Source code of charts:
● ● ● ● ●
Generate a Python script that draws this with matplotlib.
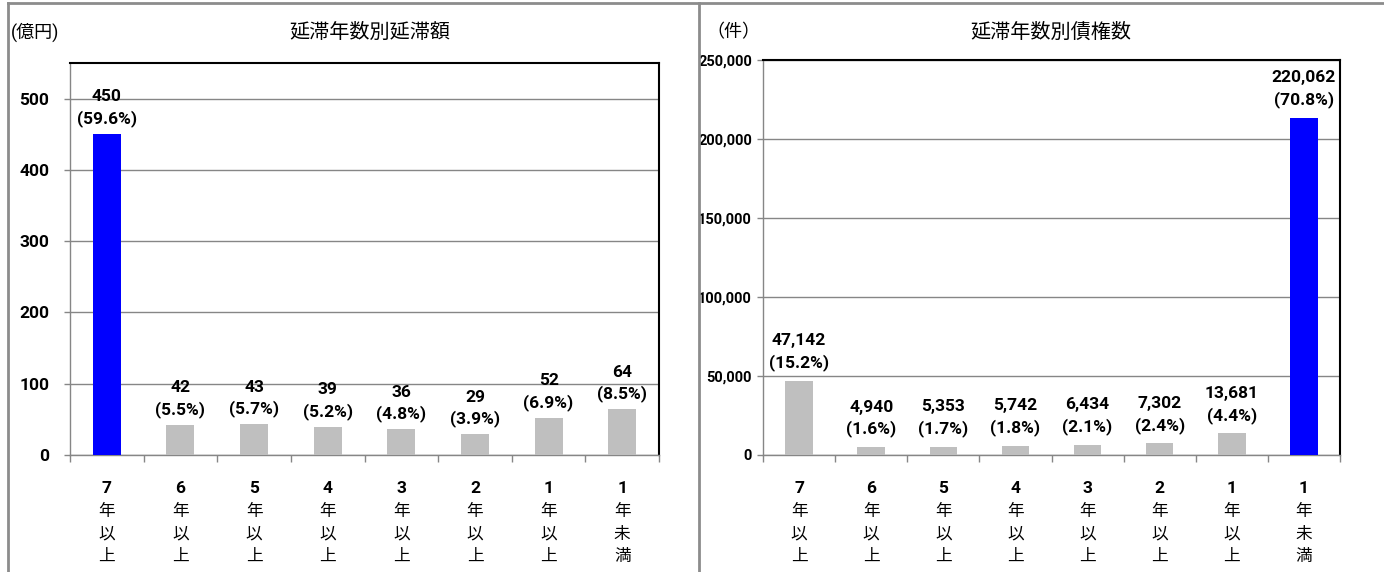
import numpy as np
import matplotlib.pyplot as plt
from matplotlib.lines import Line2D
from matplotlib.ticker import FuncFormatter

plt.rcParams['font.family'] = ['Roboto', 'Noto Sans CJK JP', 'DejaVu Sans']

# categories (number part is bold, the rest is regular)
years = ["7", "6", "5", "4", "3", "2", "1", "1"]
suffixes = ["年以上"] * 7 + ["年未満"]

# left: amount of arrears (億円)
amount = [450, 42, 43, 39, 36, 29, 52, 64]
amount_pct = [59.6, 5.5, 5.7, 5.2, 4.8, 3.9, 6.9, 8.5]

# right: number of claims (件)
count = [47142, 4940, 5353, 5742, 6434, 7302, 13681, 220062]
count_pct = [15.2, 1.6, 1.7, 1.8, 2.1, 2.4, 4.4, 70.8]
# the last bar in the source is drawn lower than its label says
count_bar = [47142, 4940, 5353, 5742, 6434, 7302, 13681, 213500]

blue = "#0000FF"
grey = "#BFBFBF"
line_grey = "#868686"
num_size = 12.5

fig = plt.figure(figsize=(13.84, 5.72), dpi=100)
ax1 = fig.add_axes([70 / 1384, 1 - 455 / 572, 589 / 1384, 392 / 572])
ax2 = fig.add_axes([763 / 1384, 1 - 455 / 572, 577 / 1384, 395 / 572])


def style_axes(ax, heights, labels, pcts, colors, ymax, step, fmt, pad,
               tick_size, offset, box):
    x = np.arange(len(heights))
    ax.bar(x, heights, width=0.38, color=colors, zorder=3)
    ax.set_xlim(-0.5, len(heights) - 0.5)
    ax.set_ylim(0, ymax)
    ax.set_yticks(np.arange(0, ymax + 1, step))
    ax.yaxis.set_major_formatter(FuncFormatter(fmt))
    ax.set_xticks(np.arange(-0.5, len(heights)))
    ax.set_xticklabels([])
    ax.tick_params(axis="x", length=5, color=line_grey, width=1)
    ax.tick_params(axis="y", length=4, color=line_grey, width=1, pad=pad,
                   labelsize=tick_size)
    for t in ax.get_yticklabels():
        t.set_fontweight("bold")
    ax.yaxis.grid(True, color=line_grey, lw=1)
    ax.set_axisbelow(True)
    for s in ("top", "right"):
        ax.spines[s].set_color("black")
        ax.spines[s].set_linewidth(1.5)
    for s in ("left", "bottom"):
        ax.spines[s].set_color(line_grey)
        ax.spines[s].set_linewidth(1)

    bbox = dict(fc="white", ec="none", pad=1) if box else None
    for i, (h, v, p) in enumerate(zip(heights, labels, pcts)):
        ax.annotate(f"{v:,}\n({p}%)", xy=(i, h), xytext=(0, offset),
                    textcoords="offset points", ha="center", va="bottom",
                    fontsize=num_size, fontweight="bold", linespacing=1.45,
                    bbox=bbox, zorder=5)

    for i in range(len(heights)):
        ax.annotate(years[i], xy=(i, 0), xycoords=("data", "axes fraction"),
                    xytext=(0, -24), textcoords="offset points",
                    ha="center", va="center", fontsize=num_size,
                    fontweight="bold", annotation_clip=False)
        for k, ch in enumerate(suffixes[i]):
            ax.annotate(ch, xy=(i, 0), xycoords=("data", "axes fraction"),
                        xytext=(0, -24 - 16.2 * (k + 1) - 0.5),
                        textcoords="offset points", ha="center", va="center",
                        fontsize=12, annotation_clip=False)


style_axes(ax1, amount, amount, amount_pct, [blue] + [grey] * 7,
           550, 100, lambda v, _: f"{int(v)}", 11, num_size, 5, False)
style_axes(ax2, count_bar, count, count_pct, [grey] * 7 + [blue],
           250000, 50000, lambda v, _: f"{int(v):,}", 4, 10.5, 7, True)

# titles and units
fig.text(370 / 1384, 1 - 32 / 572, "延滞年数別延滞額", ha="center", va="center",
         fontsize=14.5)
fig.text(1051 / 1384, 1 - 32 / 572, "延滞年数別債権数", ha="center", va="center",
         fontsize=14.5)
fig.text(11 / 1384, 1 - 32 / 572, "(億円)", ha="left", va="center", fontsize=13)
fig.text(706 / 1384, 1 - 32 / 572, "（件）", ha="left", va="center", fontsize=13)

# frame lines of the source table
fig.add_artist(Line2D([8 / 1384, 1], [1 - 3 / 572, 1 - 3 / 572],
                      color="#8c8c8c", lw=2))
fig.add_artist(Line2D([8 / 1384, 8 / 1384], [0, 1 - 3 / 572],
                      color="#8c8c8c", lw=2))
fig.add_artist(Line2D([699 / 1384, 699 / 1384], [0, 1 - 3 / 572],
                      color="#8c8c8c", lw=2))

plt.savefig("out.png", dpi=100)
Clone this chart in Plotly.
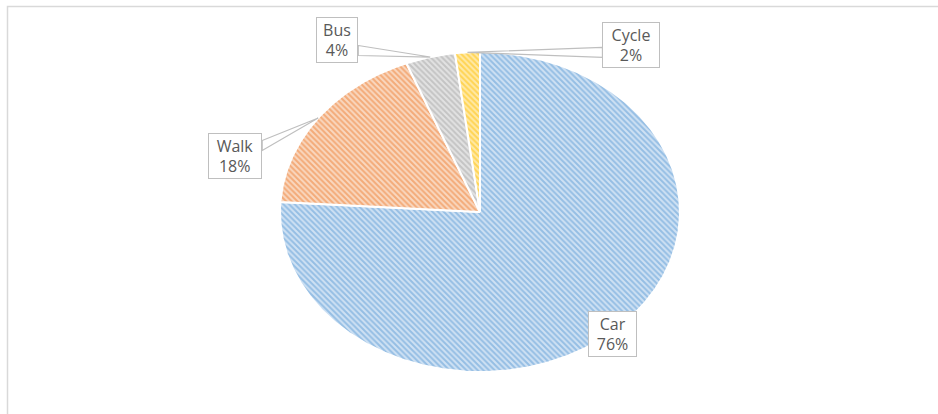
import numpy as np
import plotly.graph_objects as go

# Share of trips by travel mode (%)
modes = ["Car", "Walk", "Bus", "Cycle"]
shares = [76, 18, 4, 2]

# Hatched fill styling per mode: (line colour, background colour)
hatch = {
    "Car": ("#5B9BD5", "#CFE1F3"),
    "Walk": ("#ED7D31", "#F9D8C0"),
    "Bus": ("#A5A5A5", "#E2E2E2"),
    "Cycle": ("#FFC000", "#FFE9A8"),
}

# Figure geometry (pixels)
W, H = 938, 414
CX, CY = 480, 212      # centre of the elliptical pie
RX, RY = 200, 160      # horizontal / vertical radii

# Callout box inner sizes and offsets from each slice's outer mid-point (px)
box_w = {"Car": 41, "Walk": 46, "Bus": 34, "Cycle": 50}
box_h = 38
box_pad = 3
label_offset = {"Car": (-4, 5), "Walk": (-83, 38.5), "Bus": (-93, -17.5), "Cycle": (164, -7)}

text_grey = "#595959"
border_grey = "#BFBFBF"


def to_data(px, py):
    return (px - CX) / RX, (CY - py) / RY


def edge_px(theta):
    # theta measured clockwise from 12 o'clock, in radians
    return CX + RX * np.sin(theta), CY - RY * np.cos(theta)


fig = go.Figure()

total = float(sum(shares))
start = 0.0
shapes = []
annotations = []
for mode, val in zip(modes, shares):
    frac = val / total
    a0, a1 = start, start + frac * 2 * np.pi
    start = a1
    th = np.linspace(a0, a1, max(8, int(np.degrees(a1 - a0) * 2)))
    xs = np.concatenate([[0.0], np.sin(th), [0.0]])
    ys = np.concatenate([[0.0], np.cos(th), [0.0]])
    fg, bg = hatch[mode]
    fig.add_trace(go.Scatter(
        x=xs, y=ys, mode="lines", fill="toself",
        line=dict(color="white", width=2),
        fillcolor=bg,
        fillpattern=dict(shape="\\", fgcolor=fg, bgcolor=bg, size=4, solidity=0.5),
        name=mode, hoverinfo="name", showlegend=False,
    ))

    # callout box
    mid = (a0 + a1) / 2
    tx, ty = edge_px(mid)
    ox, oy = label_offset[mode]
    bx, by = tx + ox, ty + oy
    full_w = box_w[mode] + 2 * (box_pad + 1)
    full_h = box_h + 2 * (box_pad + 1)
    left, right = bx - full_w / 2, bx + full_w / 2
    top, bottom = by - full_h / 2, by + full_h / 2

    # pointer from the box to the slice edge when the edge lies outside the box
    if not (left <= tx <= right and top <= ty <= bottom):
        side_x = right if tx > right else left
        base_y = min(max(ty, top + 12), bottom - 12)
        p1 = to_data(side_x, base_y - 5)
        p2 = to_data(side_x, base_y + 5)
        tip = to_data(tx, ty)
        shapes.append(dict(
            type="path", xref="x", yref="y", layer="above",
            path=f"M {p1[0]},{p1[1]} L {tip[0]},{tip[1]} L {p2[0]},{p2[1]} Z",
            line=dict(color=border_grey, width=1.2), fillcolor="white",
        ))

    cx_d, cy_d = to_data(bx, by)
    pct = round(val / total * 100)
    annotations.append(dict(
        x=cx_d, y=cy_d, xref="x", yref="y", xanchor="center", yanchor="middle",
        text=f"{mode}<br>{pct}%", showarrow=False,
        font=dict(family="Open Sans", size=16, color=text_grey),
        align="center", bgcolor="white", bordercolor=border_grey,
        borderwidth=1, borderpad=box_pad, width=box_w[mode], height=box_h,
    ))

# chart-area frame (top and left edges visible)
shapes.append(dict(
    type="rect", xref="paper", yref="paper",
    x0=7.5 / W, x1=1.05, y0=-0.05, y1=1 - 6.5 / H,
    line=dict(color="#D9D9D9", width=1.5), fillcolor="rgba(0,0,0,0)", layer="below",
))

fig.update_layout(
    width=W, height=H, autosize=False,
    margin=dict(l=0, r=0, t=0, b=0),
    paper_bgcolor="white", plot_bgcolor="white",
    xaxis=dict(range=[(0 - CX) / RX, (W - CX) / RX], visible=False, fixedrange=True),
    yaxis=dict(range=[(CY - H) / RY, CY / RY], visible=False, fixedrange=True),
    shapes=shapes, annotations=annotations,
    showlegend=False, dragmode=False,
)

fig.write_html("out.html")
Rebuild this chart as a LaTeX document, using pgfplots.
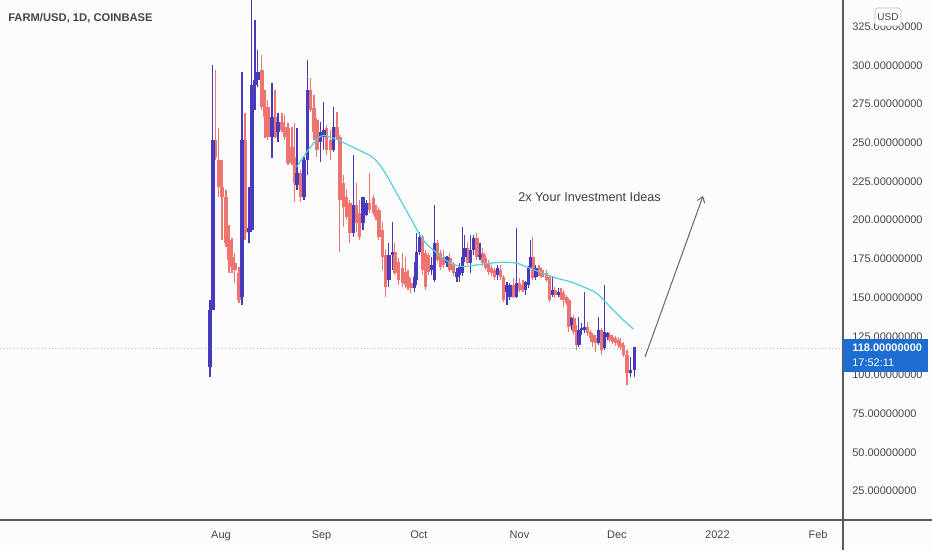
● ● ● ● ●
EXERCISE GOAL: Leave out any pictures, please, and quote only the lines from the top of the data through the line that contains "ax2 = fig.add_axes([763".

CORRECT RESULT:
Generate a Python script that draws this with matplotlib.
import numpy as np
import matplotlib.pyplot as plt
from matplotlib.lines import Line2D
from matplotlib.ticker import FuncFormatter

plt.rcParams['font.family'] = ['Roboto', 'Noto Sans CJK JP', 'DejaVu Sans']

# categories (number part is bold, the rest is regular)
years = ["7", "6", "5", "4", "3", "2", "1", "1"]
suffixes = ["年以上"] * 7 + ["年未満"]

# left: amount of arrears (億円)
amount = [450, 42, 43, 39, 36, 29, 52, 64]
amount_pct = [59.6, 5.5, 5.7, 5.2, 4.8, 3.9, 6.9, 8.5]

# right: number of claims (件)
count = [47142, 4940, 5353, 5742, 6434, 7302, 13681, 220062]
count_pct = [15.2, 1.6, 1.7, 1.8, 2.1, 2.4, 4.4, 70.8]
# the last bar in the source is drawn lower than its label says
count_bar = [47142, 4940, 5353, 5742, 6434, 7302, 13681, 213500]

blue = "#0000FF"
grey = "#BFBFBF"
line_grey = "#868686"
num_size = 12.5

fig = plt.figure(figsize=(13.84, 5.72), dpi=100)
ax1 = fig.add_axes([70 / 1384, 1 - 455 / 572, 589 / 1384, 392 / 572])
ax2 = fig.add_axes([763 / 1384, 1 - 455 / 572, 577 / 1384, 395 / 572])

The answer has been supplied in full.